Session topic

13:30–13:45

Title: Singular ACE2-IgG4-Fc fusion protein efficiently inhibits SARS-CoV-2 entry
ID: O 61
Type: Abstract talk
Talk time: 12 + 3 min
Session: Workshop 11
Antivirals and resistance II

Speaker: Julia Sacherl (München/DE)


Abstract - Text

Abstract text (incl. references and figure legends)

Introduction and aim


The binding of the spike protein of severe acute respiratory syndrome (SARS)-like coronavirus 2 (SARS-CoV-2) and other human pathogenic coronaviruses to angiotensin-converting enzyme 2 (ACE2) is an essential step for virus entry into the host cells. A soluble recombinant human ACE2 ectodomain was shown to bind and neutralize the virus but the short in vivo half-live limits its therapeutic use. The fusion of the fragment crystallizable (Fc) part of a human immunoglobulin G (IgG) to the ACE2 ectodomain increases the half-live, however entails the risk of unwanted disease enhancement related to complement dependent immune activation and antibody dependent cytotoxicity.

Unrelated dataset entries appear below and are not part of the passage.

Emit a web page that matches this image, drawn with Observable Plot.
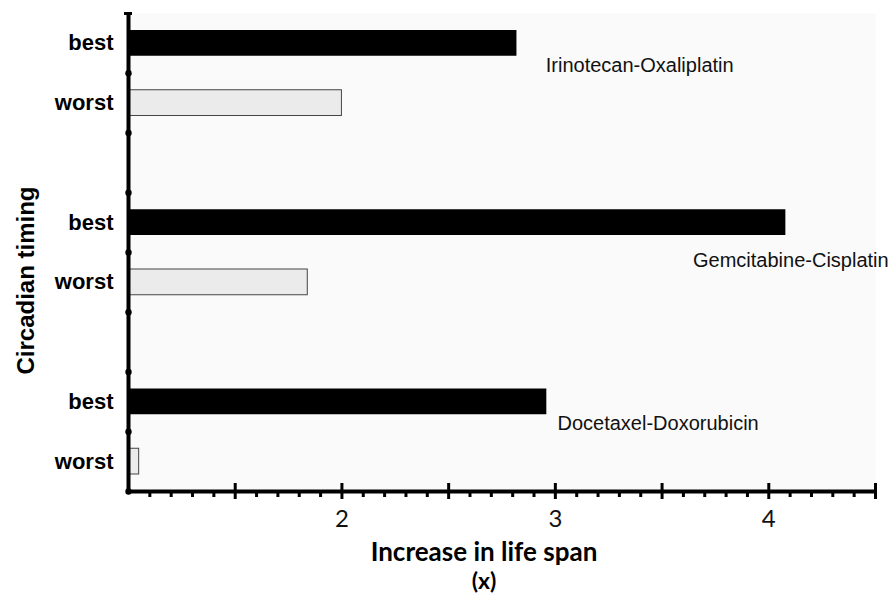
<!DOCTYPE html>
<html>
<head>
<meta charset="utf-8">
<script src="https://cdn.jsdelivr.net/npm/d3@7"></script>
<script src="https://cdn.jsdelivr.net/npm/@observablehq/plot@0.6"></script>
<style>
  html, body { margin: 0; padding: 0; background: #ffffff; }
  #chart { width: 893px; height: 596px; }
</style>
</head>
<body>
<div id="chart"></div>
<script>
// ---- data ----
const drugs = ["Irinotecan-Oxaliplatin", "Gemcitabine-Cisplatin", "Docetaxel-Doxorubicin"];
const timings = ["best", "worst"];
const bestValues = [2.82, 4.08, 2.96];
const worstValues = [2.00, 1.84, 1.05];
const xTickValues = [2, 3, 4];
const xTickLabels = ["2", "3", "4"];
const xTitleLines = ["Increase in life span", "(x)"];
const yTitle = "Circadian timing";
// annotation anchors (in data units: x value, row slot)
const labelX = [2.955, 3.645, 3.01];
const labelRow = [0.87, 4.14, 6.86];

// ---- build table ----
const slotsPerGroup = timings.length + 1; // one empty slot between groups
const nSlots = drugs.length * slotsPerGroup - 1;
const rows = [];
drugs.forEach((drug, i) => {
  rows.push({drug, timing: "best", value: bestValues[i], slot: i * slotsPerGroup});
  rows.push({drug, timing: "worst", value: worstValues[i], slot: i * slotsPerGroup + 1});
});
const labels = drugs.map((d, i) => ({text: d, x: labelX[i], y: labelRow[i]}));
const xTicks = xTickValues.map((v, i) => ({value: v, label: xTickLabels[i]}));
const majorTicks = d3.range(1.5, 4.51, 0.5);
const minorTicks = d3.range(11, 45).filter(v => v % 5 !== 0).map(v => v / 10);
const yLabelTicks = rows.map(r => r.slot + 0.5);
const yLabelFor = v => { const r = rows.find(r => Math.abs(r.slot + 0.5 - v) < 1e-6); return r ? r.timing : ""; };

const plot = Plot.plot({
  width: 893,
  height: 596,
  marginLeft: 128,
  marginRight: 18,
  marginTop: 13,
  marginBottom: 105,
  style: {background: "transparent", color: "black"},
  x: {domain: [1, 4.5], axis: null},
  y: {domain: [0, nSlots], reverse: true, axis: null},
  marks: [
    Plot.frame({fill: "#fafafa", stroke: null}),
    // bars
    Plot.rectX(rows, {
      x1: 1, x2: "value", y1: "slot", y2: d => d.slot + 1,
      insetTop: 17, insetBottom: 17,
      fill: d => d.timing === "best" ? "black" : "#ebebeb",
      stroke: d => d.timing === "best" ? "none" : "#444",
      strokeWidth: 1
    }),
    // axis lines
    Plot.ruleX([1], {strokeWidth: 4, stroke: "black"}),
    Plot.ruleY([nSlots], {strokeWidth: 4, stroke: "black"}),
    // top cap
    Plot.ruleY([0], {x1: 1, x2: 1, insetLeft: -4, insetRight: -4, strokeWidth: 3}),
    // y axis dots
    Plot.dot(d3.range(1, nSlots + 1), {x: 1, y: d => d, r: 3.2, fill: "black"}),
    // minor x ticks
    Plot.axisX(minorTicks, {tickSize: 6, strokeWidth: 3, tickFormat: () => "", label: null}),
    // major x ticks
    Plot.axisX(majorTicks, {tickSize: 16, dy: -8, strokeWidth: 3, tickFormat: () => "", label: null}),
    // x tick labels
    Plot.text(xTicks, {
      x: "value", text: "label", frameAnchor: "bottom", lineAnchor: "middle", dy: 28,
      fontSize: 24, fontFamily: "Lato", fill: "#111"
    }),
    // y tick labels
    Plot.axisY(yLabelTicks, {
      tickSize: 0, tickPadding: 15,
      tickFormat: yLabelFor,
      fontSize: 22, fontWeight: "bold", fontFamily: "Liberation Sans", label: null
    }),
    // drug labels
    Plot.text(labels, {
      x: "x", y: "y", text: "text", textAnchor: "start",
      fontSize: 20, fontFamily: "Liberation Sans", fill: "#111"
    }),
    // axis titles
    Plot.text([yTitle], {
      text: d => d, frameAnchor: "left", textAnchor: "middle", rotate: -90, dx: -102, dy: 28,
      fontSize: 24, fontWeight: "bold", fontFamily: "Liberation Sans"
    }),
    Plot.text([xTitleLines[0]], {
      text: d => d, frameAnchor: "bottom", textAnchor: "middle", lineAnchor: "middle", dx: -18, dy: 61,
      fontSize: 26, fontWeight: "bold", fontFamily: "Lato"
    }),
    Plot.text([xTitleLines[1]], {
      text: d => d, frameAnchor: "bottom", textAnchor: "middle", lineAnchor: "middle", dx: -18, dy: 90,
      fontSize: 23, fontWeight: "bold", fontFamily: "Lato"
    })
  ]
});
document.getElementById("chart").appendChild(plot);
</script>
</body>
</html>
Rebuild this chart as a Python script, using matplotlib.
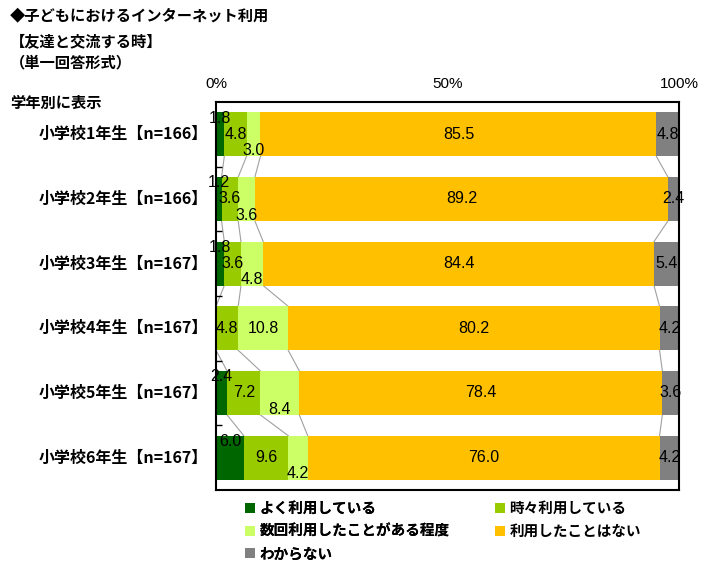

To overcome these limitations and as efficient treatment options against COVID-19 are still lacking, we aimed to engineer and characterize optimized ACE2-Fc fusion proteins directly acting against SARS-CoV-2.



Methods


Biochemical features of eight newly engineered ACE2-Fc fusion constructs with differences in the amino acid sequence and a stabilized mutation in the IgG-Fc hinge region were characterized by circular dichroism spectroscopy, size-exclusion chromatography coupled to multi-angle light scattering, surface plasmon resonance and ACE2 activity assay. Neutralizing capacity of ACE2-Fc fusion constructs against various SARS-CoV strains were evaluated under biosafety level 3 conditions via neutralization assay followed by an in-cell ELISA.



Results


Our analysis demonstrated favourable biophysical and pharmaceutical characteristics of our engineered ACE2-IgG4-Fc fusion proteins while allowing the preservation of beneficial enzymatic activity of ACE2. Moreover, ACE2-Fc fusion constructs efficiently inhibited infection of Vero E6 cells with a SARS-CoV-2 wildtype virus isolate from the earliest documented COVID-19 cases in Germany. Viral neutralization experiments with a later isolated SARS-CoV-2 strain showed even more efficient inhibition of SARS-CoV-2 entry with half maximal inhibitory concentration values below one nanomolar. In addition, all ACE2-Fc molecules inhibited infection with the original SARS-CoV from 2003 demonstrating their broad antiviral activity.



Conclusion


Our data demonstrate that ACE2-IgG4-Fc fusion proteins are promising antiviral treatment candidates against various human pathogenic coronaviruses. Therefore, they are not only valuable for the current SARS-CoV-2 pandemic but also for future coronavirus infectious diseases.